Cavaco Silva, que foi primeiro-ministro durante dez anos e chefe de Estado durante outra década, assinalou, no entanto, aquela que considera como a tarefa mais difícil de um primeiro-ministro: uma remodelação no Governo.
"A substituição de três, quatro ou cinco ministros de uma assentada. Exige sangue-frio, exige sigilo, exige preparação e execução meticulosas. Apanhar a comunicação social e o país político de surpresa é o ideal", apontou.
Palavras que soam a desafio para António Costa, quando a direita nota que a maioria absoluta está desgastada. Cavaco Silva lembrou até que enquanto primeiro-ministro fez duas remodelações: em janeiro de 1990 e em dezembro de 1993.
"Querem decretar a morte cívica de Cavaco Silva"
A apresentação da obra ficou a cargo do antigo primeiro-ministro, José Manuel Durão Barroso, que após um discurso de 20 minutos, lamentou quem crítica o antigo Presidente, mesmo antes de ler a obra.
"É caso para perguntarmos o que é que se passa quando se sente tanta acrimónia, quando há tantas pessoas no nosso país que ficam perturbadas sempre que o professor Cavaco Silva quer dizer alguma coisa? Há aqui um qualquer significado. Por que razão é que alguns comentadores e alguns agentes políticos querem decretar a morte cívica do professor Cavaco Silva?", questiona.
Há "inveja", responde Durão Barroso, que acusa ainda a esquerda de se achar "dona do regime", após a ditadura.
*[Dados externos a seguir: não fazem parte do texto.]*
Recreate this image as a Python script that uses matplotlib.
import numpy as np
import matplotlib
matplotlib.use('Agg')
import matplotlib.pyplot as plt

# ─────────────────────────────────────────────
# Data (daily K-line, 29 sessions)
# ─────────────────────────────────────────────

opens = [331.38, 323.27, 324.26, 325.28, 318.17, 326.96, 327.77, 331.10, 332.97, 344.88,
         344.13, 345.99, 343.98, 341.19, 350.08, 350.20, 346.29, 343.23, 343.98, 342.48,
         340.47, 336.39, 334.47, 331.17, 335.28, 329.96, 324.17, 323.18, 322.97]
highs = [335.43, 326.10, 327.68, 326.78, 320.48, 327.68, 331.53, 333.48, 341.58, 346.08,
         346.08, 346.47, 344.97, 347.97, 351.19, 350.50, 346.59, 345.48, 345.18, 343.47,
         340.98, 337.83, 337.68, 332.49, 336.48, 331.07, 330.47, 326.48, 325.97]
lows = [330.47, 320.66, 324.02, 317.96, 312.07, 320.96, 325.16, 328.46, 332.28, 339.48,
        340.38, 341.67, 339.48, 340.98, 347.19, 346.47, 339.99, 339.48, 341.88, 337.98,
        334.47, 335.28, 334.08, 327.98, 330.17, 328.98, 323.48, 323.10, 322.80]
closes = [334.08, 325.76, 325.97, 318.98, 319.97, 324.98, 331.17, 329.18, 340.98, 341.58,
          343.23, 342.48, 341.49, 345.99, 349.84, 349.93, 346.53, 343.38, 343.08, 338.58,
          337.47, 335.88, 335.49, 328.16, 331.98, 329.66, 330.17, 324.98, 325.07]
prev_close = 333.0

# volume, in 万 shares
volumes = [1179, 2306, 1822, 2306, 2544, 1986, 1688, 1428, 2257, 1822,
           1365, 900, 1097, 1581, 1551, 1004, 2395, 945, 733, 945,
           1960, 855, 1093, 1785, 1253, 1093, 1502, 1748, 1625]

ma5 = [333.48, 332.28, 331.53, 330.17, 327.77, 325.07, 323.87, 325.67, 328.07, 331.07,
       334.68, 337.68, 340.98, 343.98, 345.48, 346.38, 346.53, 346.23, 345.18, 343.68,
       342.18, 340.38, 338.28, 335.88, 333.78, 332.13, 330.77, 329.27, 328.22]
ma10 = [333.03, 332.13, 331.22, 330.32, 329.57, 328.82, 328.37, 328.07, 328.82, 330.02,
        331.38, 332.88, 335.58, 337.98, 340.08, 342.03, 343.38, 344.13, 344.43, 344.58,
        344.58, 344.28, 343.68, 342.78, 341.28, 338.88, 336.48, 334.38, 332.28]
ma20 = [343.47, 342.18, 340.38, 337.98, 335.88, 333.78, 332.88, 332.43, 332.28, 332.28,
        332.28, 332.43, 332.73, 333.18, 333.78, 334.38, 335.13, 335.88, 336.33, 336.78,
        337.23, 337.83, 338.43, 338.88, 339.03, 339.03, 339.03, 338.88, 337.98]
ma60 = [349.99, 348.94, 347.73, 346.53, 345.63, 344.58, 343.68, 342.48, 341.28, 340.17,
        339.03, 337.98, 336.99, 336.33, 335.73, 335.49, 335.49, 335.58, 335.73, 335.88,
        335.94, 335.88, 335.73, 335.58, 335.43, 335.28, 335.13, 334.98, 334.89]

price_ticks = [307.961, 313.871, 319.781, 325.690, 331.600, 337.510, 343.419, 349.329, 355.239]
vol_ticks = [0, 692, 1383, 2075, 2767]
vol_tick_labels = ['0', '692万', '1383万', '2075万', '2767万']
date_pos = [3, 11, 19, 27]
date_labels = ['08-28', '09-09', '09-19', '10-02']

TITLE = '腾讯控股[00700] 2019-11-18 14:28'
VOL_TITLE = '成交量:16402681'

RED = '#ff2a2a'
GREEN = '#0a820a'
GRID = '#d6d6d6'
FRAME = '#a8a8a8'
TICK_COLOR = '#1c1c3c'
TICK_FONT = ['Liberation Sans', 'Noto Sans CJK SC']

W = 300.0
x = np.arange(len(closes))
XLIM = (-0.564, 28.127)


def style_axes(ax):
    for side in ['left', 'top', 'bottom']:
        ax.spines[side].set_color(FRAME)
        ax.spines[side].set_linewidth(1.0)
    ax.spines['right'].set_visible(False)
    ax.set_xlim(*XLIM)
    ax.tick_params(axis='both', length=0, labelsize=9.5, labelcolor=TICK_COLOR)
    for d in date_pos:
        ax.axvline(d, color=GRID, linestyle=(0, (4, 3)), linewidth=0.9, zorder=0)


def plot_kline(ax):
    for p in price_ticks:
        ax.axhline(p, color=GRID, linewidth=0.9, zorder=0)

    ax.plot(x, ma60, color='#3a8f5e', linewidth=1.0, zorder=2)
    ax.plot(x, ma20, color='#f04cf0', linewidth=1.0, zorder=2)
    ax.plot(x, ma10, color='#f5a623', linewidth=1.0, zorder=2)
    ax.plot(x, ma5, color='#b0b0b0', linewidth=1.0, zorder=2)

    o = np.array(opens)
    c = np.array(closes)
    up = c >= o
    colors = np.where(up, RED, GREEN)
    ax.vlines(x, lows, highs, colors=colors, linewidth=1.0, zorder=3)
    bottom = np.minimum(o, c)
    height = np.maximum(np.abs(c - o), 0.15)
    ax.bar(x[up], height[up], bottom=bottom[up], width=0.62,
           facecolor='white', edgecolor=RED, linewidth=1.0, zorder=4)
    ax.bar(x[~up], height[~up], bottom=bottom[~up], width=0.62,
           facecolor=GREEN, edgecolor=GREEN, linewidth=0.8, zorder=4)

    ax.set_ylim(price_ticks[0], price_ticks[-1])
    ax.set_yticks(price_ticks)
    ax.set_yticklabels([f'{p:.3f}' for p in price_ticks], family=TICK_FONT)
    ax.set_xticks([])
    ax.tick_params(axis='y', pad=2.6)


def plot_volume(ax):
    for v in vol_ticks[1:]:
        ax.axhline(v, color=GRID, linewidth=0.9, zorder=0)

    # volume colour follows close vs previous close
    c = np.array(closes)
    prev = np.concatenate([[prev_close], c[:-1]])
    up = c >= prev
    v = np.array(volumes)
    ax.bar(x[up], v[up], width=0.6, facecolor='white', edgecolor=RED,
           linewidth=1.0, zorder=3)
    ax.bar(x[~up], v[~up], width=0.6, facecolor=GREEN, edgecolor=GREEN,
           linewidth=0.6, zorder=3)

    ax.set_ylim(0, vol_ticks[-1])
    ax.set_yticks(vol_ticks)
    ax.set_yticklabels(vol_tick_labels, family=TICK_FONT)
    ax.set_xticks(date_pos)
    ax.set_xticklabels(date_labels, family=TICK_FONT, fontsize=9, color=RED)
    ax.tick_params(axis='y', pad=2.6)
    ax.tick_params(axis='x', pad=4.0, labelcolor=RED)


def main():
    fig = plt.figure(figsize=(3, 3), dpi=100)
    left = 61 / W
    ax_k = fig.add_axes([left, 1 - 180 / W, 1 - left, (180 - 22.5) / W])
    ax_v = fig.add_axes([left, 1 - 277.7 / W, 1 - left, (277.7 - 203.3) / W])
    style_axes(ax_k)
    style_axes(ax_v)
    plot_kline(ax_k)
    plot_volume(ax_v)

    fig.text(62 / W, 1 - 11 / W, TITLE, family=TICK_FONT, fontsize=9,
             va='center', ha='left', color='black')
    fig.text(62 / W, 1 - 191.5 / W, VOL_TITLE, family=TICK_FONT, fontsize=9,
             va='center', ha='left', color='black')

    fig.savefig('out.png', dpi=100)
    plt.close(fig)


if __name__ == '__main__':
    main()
Na opinião do social-democrata, a democracia precisa de "respirar com os dois pulmões", o da direita e o da esquerda.
E, para concluir, um pedido a Cavaco Silva em resposta aos críticos: "Por favor, continue. Continue a incomodar todos aqueles que ficam nervosos antes ainda de ouvirem".
Palavras para uma sala repleta, com vários nomes da história do PSD, como Manuel Ferreira Leite e Eduardo Catroga. Luís Montenegro ficou na primeira fila e, logo atrás, Luís Marques Mendes, que está na pré-corrida às eleições presidenciais.